We expect our food to be cheap, but that comes at a price

Author: Unknown

As we all recover from our turkey related indulgences and move on to leftover turkey tortas and other such delights, further holiday feasts await—along with continuing the season of giving thanks. Many people rightly point how much of the food that blankets our holiday table is made possible by the work of farmworkers and other food workers. As Roque Planas at the Huffington Post states:

“So when giving thanks this holiday season, don’t forget to give thanks for the men and women whose labor made it possible for you to enjoy your meal.”

The vast majority of these workers are Latinos, and they deserve such recognition and respect. But in addition to giving thanks, we should give ourselves a deeper understanding and awareness of other interconnecting issues between the people that help put the food at our table, and other affecting policies and practices.

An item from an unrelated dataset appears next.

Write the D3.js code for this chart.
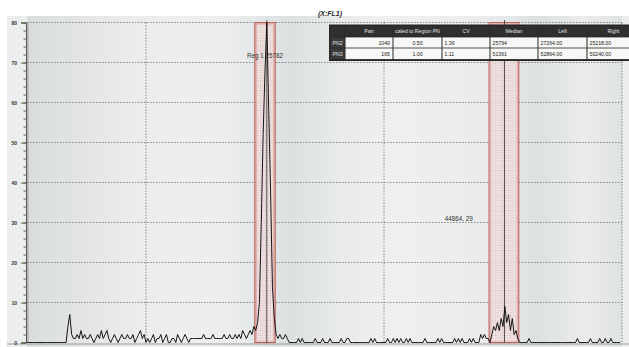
<!DOCTYPE html>
<html>
<head>
<meta charset="utf-8">
<script src="https://cdn.jsdelivr.net/npm/d3@7"></script>
<style>
  html, body { margin: 0; padding: 0; background: #fff; }
  svg { display: block; font-family: "Liberation Sans", Arial, sans-serif; }
</style>
</head>
<body>
<div id="chart"></div>
<script>
// FL1 histogram, one count per channel bin
const binWidth = 200;
const counts = [
  0,0,0,0,0,0,0,0,0,0,0,0,0,0,0,0,0,0,0,0,
  0,0,4,7,2,1,1,2,1,3,1,2,1,1,2,1,0,1,2,1,
  3,1,2,3,1,0,1,2,1,0,1,2,1,1,2,1,1,2,0,1,
  2,3,1,2,0,1,0,1,2,0,1,1,2,0,1,2,0,0,1,1,
  0,2,1,0,1,2,1,0,1,1,1,1,1,1,1,2,1,1,1,1,
  2,1,1,1,1,1,2,1,1,2,1,1,2,1,2,1,3,2,1,2,
  3,2,4,3,5,10,30,52,68,80,58,38,14,6,2,1,2,1,1,2,
  1,0,0,0,0,0,1,0,1,0,0,0,0,0,0,1,0,0,0,1,
  0,0,0,1,0,0,0,0,0,1,0,0,1,1,0,0,0,0,0,0,
  0,0,0,0,0,1,0,1,0,0,0,0,0,0,1,0,0,1,0,1,
  0,1,0,0,1,0,1,0,0,0,0,0,0,0,1,0,0,0,0,0,
  0,1,0,1,0,0,0,0,0,0,1,0,1,0,1,0,0,0,1,0,
  1,0,0,0,2,1,2,1,1,0,2,4,3,5,3,6,4,9,5,7,
  3,6,2,3,1,0,0,0,0,0,1,0,0,0,0,0,0,0,0,0,
  0,0,0,0,0,0,0,0,0,0,0,0,0,0,0,0,1,0,0,0,
  0,0,0,1,0,0,0,0,1,0,0,1,0,0,1,0,0,0,0,0
];
const yTicks = [0, 10, 20, 30, 40, 50, 60, 70, 80];
const xGrid = [0, 12800, 25600, 38400, 51200, 64000];

// gated regions
const regionNames = ["PN2", "PN3"];
const regionLeft = [24500, 49700];
const regionRight = [26700, 52900];
const regionMedian = [25794, 51361];

// statistics table
const tableHeader = ["", "Part", "caled to Region PN", "CV", "Median", "Left", "Right"];
const partCounts = ["1040", "165"];
const scaledRatios = ["0.50", "1.00"];
const cvValues = ["1.36", "1.11"];
const medianValues = ["25794", "51361"];
const leftValues = ["27264.00", "52864.00"];
const rightValues = ["25218.00", "50240.00"];

const W = 629, H = 347;
const m = { top: 22.5, right: 7, bottom: 4.5, left: 27 };

const svg = d3.select("#chart").append("svg").attr("width", W).attr("height", H);
const defs = svg.append("defs");

const x = d3.scaleLinear().domain([0, 64000]).range([m.left, W - m.right]);
const y = d3.scaleLinear().domain([0, 80]).range([H - m.bottom, m.top]);

// panel + brushed background
svg.append("rect").attr("x", 7).attr("y", 16).attr("width", W - 7).attr("height", H - 16).attr("fill", "#eceeed");

const grad = defs.append("linearGradient").attr("id", "bg").attr("x1", 0).attr("x2", 1).attr("y1", 0).attr("y2", 0);
[[0, "#dadddd"], [0.1, "#e4e6e6"], [0.2, "#eceeed"], [0.32, "#edefee"], [0.39, "#e4e7e7"],
 [0.44, "#dde0e0"], [0.53, "#e9ebeb"], [0.6, "#eef0ef"], [0.72, "#eceeed"], [0.8, "#e6e9e9"],
 [0.86, "#dee1e2"], [0.94, "#eaeceb"], [1, "#e0e3e3"]]
  .forEach(([o, c]) => grad.append("stop").attr("offset", o).attr("stop-color", c));

svg.append("rect")
  .attr("x", x(0)).attr("y", 16)
  .attr("width", x(64000) - x(0)).attr("height", H - 16)
  .attr("fill", "url(#bg)");

// grid
const grid = svg.append("g").attr("stroke", "#6d6f70").attr("stroke-width", 0.8).attr("stroke-dasharray", "1.5 1.5");
grid.selectAll(".hg").data(yTicks.filter(d => d > 0)).enter().append("line")
  .attr("x1", x(0)).attr("x2", x(64000))
  .attr("y1", d => y(d)).attr("y2", d => y(d));
grid.selectAll(".vg").data(xGrid.slice(1)).enter().append("line")
  .attr("x1", d => x(d)).attr("x2", d => x(d))
  .attr("y1", y(80)).attr("y2", y(0));

// regions
const pat = defs.append("pattern").attr("id", "dots").attr("patternUnits", "userSpaceOnUse")
  .attr("width", 2.5).attr("height", 2.5);
pat.append("rect").attr("width", 2.5).attr("height", 2.5).attr("fill", "#f3e1e0");
pat.append("rect").attr("width", 1).attr("height", 1).attr("fill", "#c9b4b3");

const reg = svg.append("g");
reg.selectAll(".band").data(regionNames).enter().append("rect")
  .attr("x", (d, i) => x(regionLeft[i]) + 1.2)
  .attr("y", y(80) + 1.2)
  .attr("width", (d, i) => x(regionRight[i]) - x(regionLeft[i]) - 2.4)
  .attr("height", y(0) - y(80) - 1.2)
  .attr("fill", "url(#dots)")
  .attr("fill-opacity", 0.85)
  .attr("stroke", "#e3b3ae")
  .attr("stroke-width", 2);
reg.selectAll(".edge").data(regionNames).enter().append("rect")
  .attr("x", (d, i) => x(regionLeft[i]))
  .attr("y", y(80))
  .attr("width", (d, i) => x(regionRight[i]) - x(regionLeft[i]))
  .attr("height", y(0) - y(80))
  .attr("fill", "none")
  .attr("stroke", "#b9615a")
  .attr("stroke-width", 1);
reg.selectAll("line").data(regionMedian).enter().append("line")
  .attr("x1", d => x(d)).attr("x2", d => x(d))
  .attr("y1", y(80) - 2.5).attr("y2", y(0))
  .attr("stroke", "#444").attr("stroke-width", 0.9);

// histogram trace
const line = d3.line()
  .x((d, i) => x(i * binWidth))
  .y(d => y(d));
svg.append("path")
  .datum(counts)
  .attr("d", line)
  .attr("fill", "none")
  .attr("stroke", "#151515")
  .attr("stroke-width", 1)
  .attr("stroke-linejoin", "miter");

// bottom axis line
svg.append("line").attr("x1", 7).attr("x2", W).attr("y1", y(0) + 1.5).attr("y2", y(0) + 1.5)
  .attr("stroke", "#9a9c9c").attr("stroke-width", 1);

// y axis
svg.append("line").attr("x1", x(0) + 1).attr("x2", x(0) + 1).attr("y1", y(80)).attr("y2", y(0))
  .attr("stroke", "#8a8c8c").attr("stroke-width", 0.8);
const yAxis = svg.append("g").attr("transform", `translate(${x(0) - 1},0)`)
  .call(d3.axisLeft(y).tickValues(yTicks).tickSize(5).tickPadding(4));
yAxis.select(".domain").attr("stroke", "#555");
yAxis.selectAll(".tick line").attr("stroke", "#555");
yAxis.selectAll("text").attr("font-size", 5).attr("font-weight", "bold").attr("fill", "#333");
const minor = svg.append("g").attr("transform", `translate(${x(0) - 1},0)`)
  .call(d3.axisLeft(y).tickValues(d3.range(0, 81, 2)).tickSize(2.5).tickFormat(""));
minor.select(".domain").remove();
minor.selectAll(".tick line").attr("stroke", "#666");

// title + annotations
svg.append("text").attr("x", 330).attr("y", 15.5).attr("text-anchor", "middle")
  .attr("font-size", 7).attr("font-weight", "bold").attr("font-style", "italic").attr("fill", "#222")
  .text("(X:FL1)");
svg.append("text").attr("x", x(25600)).attr("y", y(71.2)).attr("text-anchor", "middle")
  .attr("font-size", 6.3).attr("fill", "#333").text("Reg 1 25782");
svg.append("text").attr("x", x(46450)).attr("y", y(30.3)).attr("text-anchor", "middle")
  .attr("font-size", 6.3).attr("fill", "#333").text("44864, 29");

// statistics table
const colX = [330, 345, 393, 442, 490, 538, 587, 640];
const rowY = [26, 37, 48, 59.5];
const tbl = svg.append("g");
tbl.append("rect").attr("x", colX[0] - 1).attr("y", rowY[0] - 1.5)
  .attr("width", W - colX[0] + 2).attr("height", rowY[3] - rowY[0] + 3)
  .attr("fill", "#262626");
const rows = regionNames.map((n, i) => [n, partCounts[i], scaledRatios[i], cvValues[i],
  medianValues[i], leftValues[i], rightValues[i]]);
const align = ["start", "end", "middle", "start", "start", "start", "start"];
const cellX = (c) => align[c] === "end" ? colX[c + 1] - 3 : align[c] === "middle" ? (colX[c] + colX[c + 1]) / 2 : colX[c] + 2.5;

// header cells
tableHeader.forEach((h, c) => {
  tbl.append("rect").attr("x", colX[c] + 0.4).attr("y", rowY[0]).attr("width", colX[c + 1] - colX[c] - 0.8)
    .attr("height", rowY[1] - rowY[0] - 0.5).attr("fill", "#2f2f2f");
  tbl.append("text").attr("x", (colX[c] + colX[c + 1]) / 2).attr("y", rowY[0] + 7.2)
    .attr("text-anchor", "middle").attr("font-size", 5.2).attr("fill", "#e0e0e0").text(h);
});
rows.forEach((r, ri) => {
  r.forEach((v, c) => {
    tbl.append("rect").attr("x", colX[c] + 0.5).attr("y", rowY[ri + 1] + 0.4)
      .attr("width", colX[c + 1] - colX[c] - 1).attr("height", rowY[ri + 2] - rowY[ri + 1] - 0.8)
      .attr("fill", c === 0 ? "#3a3a3a" : "#f7f7f6");
    tbl.append("text").attr("x", c === 0 ? colX[0] + 2.5 : cellX(c)).attr("y", rowY[ri + 1] + 7.6)
      .attr("text-anchor", c === 0 ? "start" : align[c])
      .attr("font-size", 5.2).attr("fill", c === 0 ? "#e0e0e0" : "#222").text(v);
  });
});
</script>
</body>
</html>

Bluntly speaking, farmworkers do the hard and dirty work of picking the food we eat, for low pay that contributes to lower-priced food. But there is also an environmental perspective with recurring issues of pesticide use, monoculture, and the weight of the Farm Bill—all of which affect the health, safety, and well-being of our environment and the people working the fields. All to bring us affordable food for our holiday feasts.

The Farm Bill comes with a political history and accompanying fights every five years or so when it is renewed. It has an effect on food prices, healthy food options, conservation practices, alternative fuel development, global warming, and other things, right up to what is available on school lunch menus.

Generally, a lot of farmworkers work on what the Farm Bill considers “specialty crops”, the fresh fruits and vegetables we should eat, versus the vast fields of corn used for biofuel or high fructose corn syrup that finds its way into other parts of the food supply.

Looking at the dinner table, we expect low prices on food picked from the fields, but that comes via the low pay of farmworkers as well as the significant use of pesticide and petrochemical fertilizer use. Thus, Latinos in the fields suffer from low-wage and unhealthy working conditions and the environment takes a hit via the contamination and pollution of ecosystems.

We also expect low prices on processed and manufactured foods—the dinner rolls you butter, or the Doritos you snack on afterward.  Much of that comes from Farm Bill government subsidies that lower the cost of commodity crops and generally encourage monoculture production. Here, many Latino communities take the hit by being more likely to live in food deserts and turn to processed foods—with higher risks for obesity and associated diseases. Latinos abroad also take a hit because Mexican maize farmers cannot compete with subsidized US corn farmers, or corporatization from firms like Monsanto. The environment still suffers from heavy use of petrochemical fertilizers, issues of genetically-engineering organisms, and loss of crop and biodiversity.

So as a Latino at the dinner table or supermarket aisle, I could look at all this several ways:

Some Latinos do not have the luxury of extra time and money to buy beyond what the standard agribusiness food system provides us—but we can at least be appreciative of the work by farmworkers and be supportive of efforts to better their working and living conditions.

Some Latinos do have the luxury of having extra time and money to go with other options, thus they could advocate for better farmworker conditions as well as explore other options that help our environment, be it farmers markets, organic food, sustainable practices, etc.

Other Latinos have the privilege of a higher education experience to critically evaluate all of this and work for systemic change, including political and policy reform on legislation like the Farm Bill.

Many of us can do all of this—and it can start by looking at where our food at the table comes from, beyond the supermarket. In addition to fighting for recognition and improvement of those that work the fields for our food, we as Latinos can contribute to better food because  ideas like “organic”, “natural”, “sustainable”, “green”, and “slow food”, have deep roots in many of our cultural practices. Michael Pollan said, “Don’t eat anything your grandmother wouldn’t eat as food”. Latino kitchens should not be any different. There is a reason abuelita makes delicious flores de calabaza quesadillas, and why nopales are in just about every Latino backyard.

So as we sit down at the next holiday feast, do give thanks to those that helped put the food on your table.  Furthermore, think about how we can have better conditions for them, better food overall, and a better environment for everyone.